Michael Jackson is dead. I found out the moment I woke up on Friday, and it’s been all everyone’s talked about ever since. Internet usage was five times higher than ever before, and websites including Twitter, Google, and MJ’s own fan-site crashed trying to cope with the outpouring of tributes. It’s a given fact that everyone is remembered fondly in death, but this man was something else entirely.
He was called the King of Pop; the greatest entertainer we’ve ever seen; but that doesn’t even begin to do him justice. A cultural icon, a man who revolutionised entertainment and fired the imaginations of... how many people? I don’t think you can put a number to it.
In recent years he became a joke. A punch line. People lost sight of what it was that made him famous to begin with, what made him truly great. He was seen as a disfigured lunatic has-been, and it kills me that that might be the last idea people have of him. Put aside for a moment the crippling unhappiness that plagued him his entire life, the kind that most of us might never be able to overcome. Put aside the way the world media hounded and demonised him, branding him a freak and a monster. Let me tell you how I shall remember him.
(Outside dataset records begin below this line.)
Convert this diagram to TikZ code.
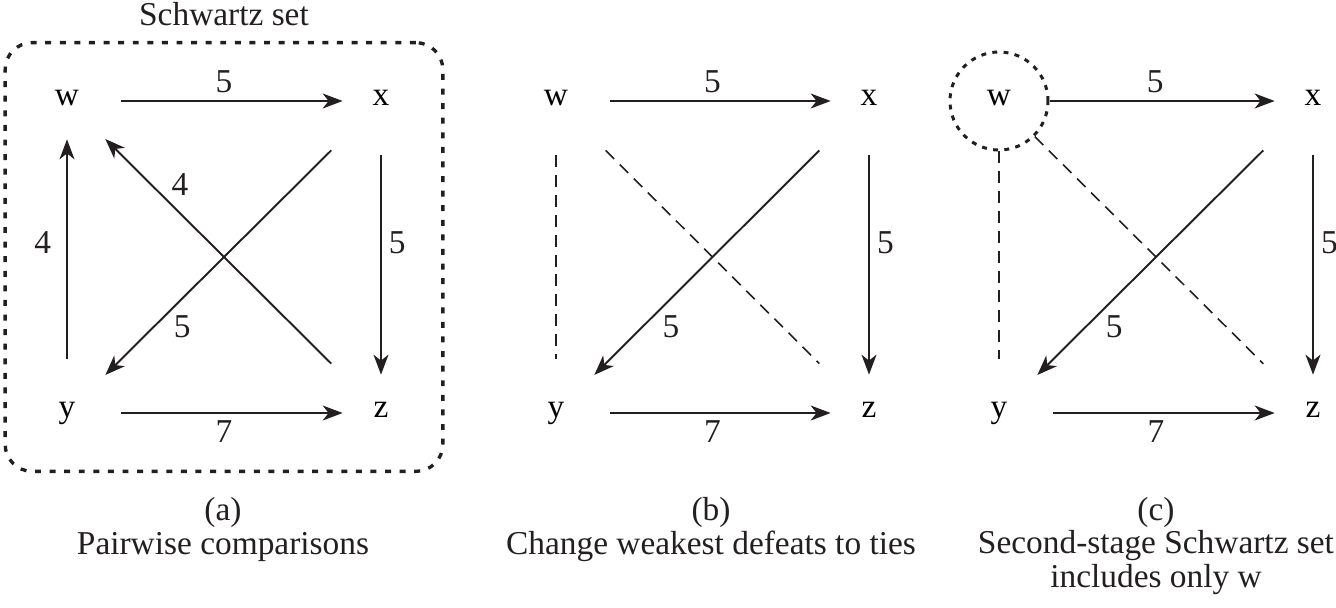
\documentclass[tikz,border=0pt]{standalone}
\usepackage{fontspec}
\setmainfont{Liberation Serif}
\usepackage{tikz}
\usetikzlibrary{arrows.meta,positioning,fit}
\definecolor{cink}{HTML}{231F20}
\tikzset{>={Stealth[length=0.4cm,width=0.3cm,inset=0.12cm]},
  vtx/.style={rectangle,minimum size=1.52cm,inner sep=0pt,text height=1ex,text depth=0pt},
  pick/.style={circle,draw=cink,line width=1.7pt,dash pattern=on 2.8pt off 3.6pt,minimum size=1.96cm},
  arr/.style={->,cink,line width=1.1pt,shorten <=0.32cm},
  tie/.style={cink,line width=0.9pt,dash pattern=on 6.8pt off 4.5pt,shorten <=0.32cm,shorten >=0.32cm},
  lbl/.style={inner sep=4pt,text=cink},
  setbox/.style={draw=cink,line width=1.9pt,dash pattern=on 3.4pt off 4.9pt,rounded corners=0.54cm},
  captxt/.style={align=center,anchor=base,text=cink}}
\begin{document}
\begin{tikzpicture}[font=\fontsize{19}{19}\selectfont]
\useasboundingbox (0,0) rectangle (26.72,12.14);
\def\yt{10.12} \def\yb{3.88}

% ================= (a) pairwise comparisons =================
\node[vtx] (wa) at (1.34,\yt) {w};
\node[vtx] (xa) at (7.62,\yt) {x};
\node[vtx] (ya) at (1.34,\yb) {y};
\node[vtx] (za) at (7.62,\yb) {z};
\draw[arr] (wa) -- node[lbl,above] {5} (xa);
\draw[arr] (xa) -- node[lbl,pos=.44,right] {5} (za);
\draw[arr] (ya) -- node[lbl,pos=.56,left=4.5pt] {4} (wa);
\draw[arr] (za) -- node[lbl,pos=.74,above right,inner sep=2pt] {4} (wa);
\draw[arr] (xa) -- node[lbl,pos=.73,below right,inner sep=2pt] {5} (ya);
\draw[arr] (ya) -- node[lbl,below] {7} (za);
\node[setbox,fit=(wa)(xa)(ya)(za),inner xsep=0.47cm,inner ysep=0.40cm,
  label={[label distance=0.17cm,text=cink]above:Schwartz set}] (sset) {};
\node[captxt] (capa) at (4.46,1.06) {(a)\\Pairwise comparisons};

% ================= (b) weakest defeats become ties =================
\node[vtx] (wb) at (11.12,\yt) {w};
\node[vtx] (xb) at (17.38,\yt) {x};
\node[vtx] (yb) at (11.12,\yb) {y};
\node[vtx] (zb) at (17.38,\yb) {z};
\draw[arr] (wb) -- node[lbl,above] {5} (xb);
\draw[arr] (xb) -- node[lbl,pos=.44,right] {5} (zb);
\draw[tie] (wb) -- (yb);
\draw[tie] (wb) -- (zb);
\draw[arr] (xb) -- node[lbl,pos=.73,below right,inner sep=2pt] {5} (yb);
\draw[arr] (yb) -- node[lbl,below] {7} (zb);
\node[captxt] (capb) at (14.22,1.06) {(b)\\Change weakest defeats to ties};

% ================= (c) second stage =================
\node[vtx,pick] (wc) at (19.98,\yt) {w};
\node[vtx] (xc) at (26.26,\yt) {x};
\node[vtx] (yc) at (19.98,\yb) {y};
\node[vtx] (zc) at (26.26,\yb) {z};
\draw[arr,shorten <=0pt] (wc) -- node[lbl,pos=.47,above] {5} (xc);
\draw[arr] (xc) -- node[lbl,pos=.44,right] {5} (zc);
\draw[tie,shorten <=0pt] (wc) -- (yc);
\draw[tie,shorten <=0pt] (wc) -- (zc);
\draw[arr] (xc) -- node[lbl,pos=.73,below right,inner sep=2pt] {5} (yc);
\draw[arr] (yc) -- node[lbl,below] {7} (zc);
\node[captxt] (capc) at (23.12,0.40) {(c)\\Second-stage Schwartz set\\includes only w};

\end{tikzpicture}
\end{document}
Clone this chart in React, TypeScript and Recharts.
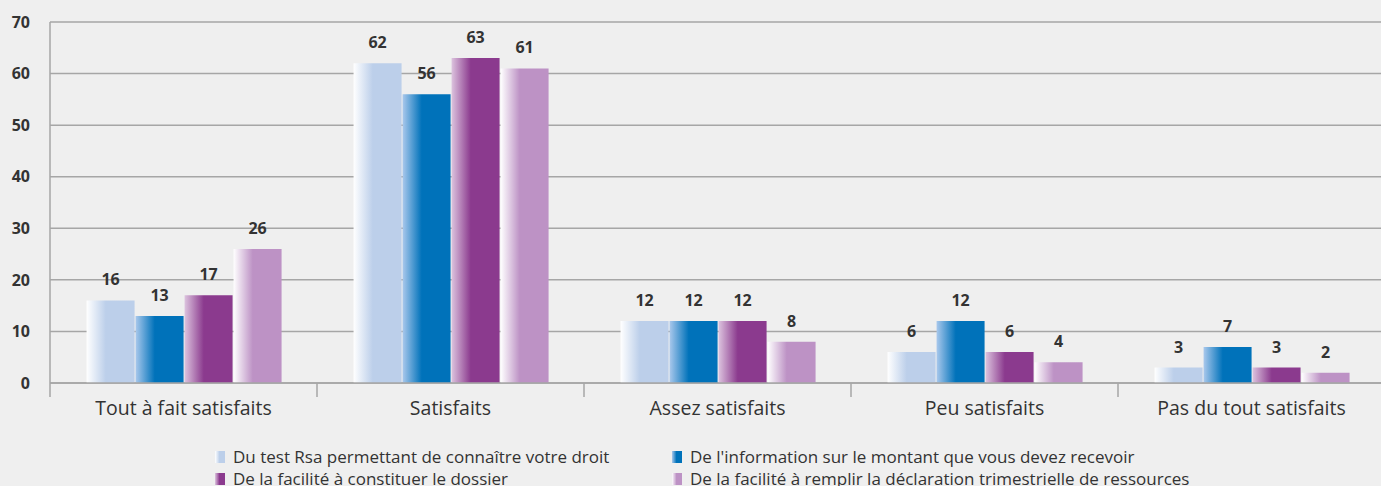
import React from "react"
import { Bar, BarChart, CartesianGrid, LabelList, XAxis, YAxis } from "recharts"

const categories = [
  "Tout à fait satisfaits",
  "Satisfaits",
  "Assez satisfaits",
  "Peu satisfaits",
  "Pas du tout satisfaits",
]

const testRsa = [16, 62, 12, 6, 3]
const information = [13, 56, 12, 12, 7]
const constituer = [17, 63, 12, 6, 3]
const declaration = [26, 61, 8, 4, 2]

const yTicks = [0, 10, 20, 30, 40, 50, 60, 70]

const series = [
  { key: "testRsa", name: "Du test Rsa permettant de connaître votre droit", color: "#bccfea", light: "#ffffff" },
  { key: "information", name: "De l'information sur le montant que vous devez recevoir", color: "#0072ba", light: "#a9c8ec" },
  { key: "constituer", name: "De la facilité à constituer le dossier", color: "#8b3a8e", light: "#dcc3de" },
  { key: "declaration", name: "De la facilité à remplir la déclaration trimestrielle de ressources", color: "#bd92c5", light: "#ffffff" },
]

const data = categories.map((c, i) => ({
  name: c,
  testRsa: testRsa[i],
  information: information[i],
  constituer: constituer[i],
  declaration: declaration[i],
}))

const FONT = "'Open Sans', Lato, sans-serif"
const TEXT = "#333333"
const GRID = "#a6a6a6"

function CategoryTick(props: any) {
  const { x, y, payload, bandSize } = props
  const half = (bandSize || 267) / 2
  return (
    <g>
      <line x1={x - half} y1={y - 8} x2={x - half} y2={y + 6} stroke={GRID} strokeWidth={1.5} />
      <text x={x} y={y + 24} textAnchor="middle" fill={TEXT} fontSize={19.5} fontFamily={FONT}>
        {payload.value}
      </text>
    </g>
  )
}

function LegendBox() {
  const cols = [215, 672]
  return (
    <div style={{ position: "absolute", left: 0, top: 445, width: 1381, height: 50, fontFamily: FONT, fontSize: 17, color: TEXT }}>
      {series.map((s, i) => (
        <div
          key={s.key}
          style={{
            position: "absolute",
            left: cols[i % 2],
            top: Math.floor(i / 2) * 22,
            display: "flex",
            alignItems: "center",
            whiteSpace: "nowrap",
          }}
        >
          <span
            style={{
              display: "inline-block",
              width: 10,
              height: 12,
              marginRight: 8,
              background: `linear-gradient(to right, ${s.light}, ${s.color} 45%, ${s.color})`,
            }}
          />
          {s.name}
        </div>
      ))}
    </div>
  )
}

export default function App() {
  return (
    <div style={{ position: "absolute", left: 0, top: 0, width: 1381, height: 486, overflow: "hidden", background: "#efefef" }}>
      <BarChart
        width={1385}
        height={486}
        data={data}
        margin={{ top: 22, right: 0, bottom: 63, left: 0 }}
        barCategoryGap="13.7%"
        barGap={1}
      >
        <defs>
          {series.map((s) => (
            <linearGradient key={s.key} id={`g-${s.key}`} x1="0" y1="0" x2="1" y2="0">
              <stop offset="0%" stopColor={s.light} />
              <stop offset="40%" stopColor={s.color} />
              <stop offset="100%" stopColor={s.color} />
            </linearGradient>
          ))}
        </defs>
        <CartesianGrid vertical={false} stroke={GRID} strokeWidth={1.5} />
        <XAxis
          dataKey="name"
          axisLine={{ stroke: GRID, strokeWidth: 1.5 }}
          tickLine={false}
          interval={0}
          height={40}
          tick={<CategoryTick bandSize={267} />}
        />
        <YAxis
          domain={[0, 70]}
          ticks={yTicks}
          width={50}
          axisLine={{ stroke: GRID, strokeWidth: 1.5 }}
          tickLine={false}
          tickMargin={14}
          tick={{ fill: TEXT, fontSize: 16, fontWeight: 700, fontFamily: FONT }}
        />
        {series.map((s) => (
          <Bar key={s.key} dataKey={s.key} name={s.name} fill={`url(#g-${s.key})`} isAnimationActive={false}>
            <LabelList
              dataKey={s.key}
              position="top"
              offset={15}
              fill={TEXT}
              fontSize={16}
              fontWeight={700}
              fontFamily={FONT}
            />
          </Bar>
        ))}
      </BarChart>
      <LegendBox />
    </div>
  )
}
I was sitting and watching the concert video of his Dangerous Tour with my friends when it dawned on me; nothing would be as it is today were it not for him. He pushed new boundaries in everything he attempted. The moonwalk is legendary, and people still argue about how he did the anti-gravity lean in Smooth Criminal. He re-invented his musical style, his very voice with each new album. Oh, and he created the music video. There was no such thing before he came along. So I think I’m entirely justified when I say that nothing would be as it is today, were it not for him.
Here was a man whose words touched a greater number of people than any artist before or since. (He holds the record for the highest selling album of all time, Thriller. The second-place album sold less than half as many). He managed to reach across borders and languages and connect with people of all races. He always appealed to the best in us, made us feel that we could and should make a difference. More than anything else, he lived for his fans. You can see it in every moment he’s on stage, every moment of every one of his spectacular videos. He’s determined to give you the show of your life. And boy, did he.
I’ll remember him gliding backwards to the thumping bass line of Billie Jean. Erasing racial differences in Black or White. Defiantly shouting They don’t really care about us in the streets of Rio de Janeiro, stepping into the middle of a knife fight in Beat It. And striking a pose, one fist thrust high into the air as the music stops for the last time. Curtain call, MJ. Rest in peace.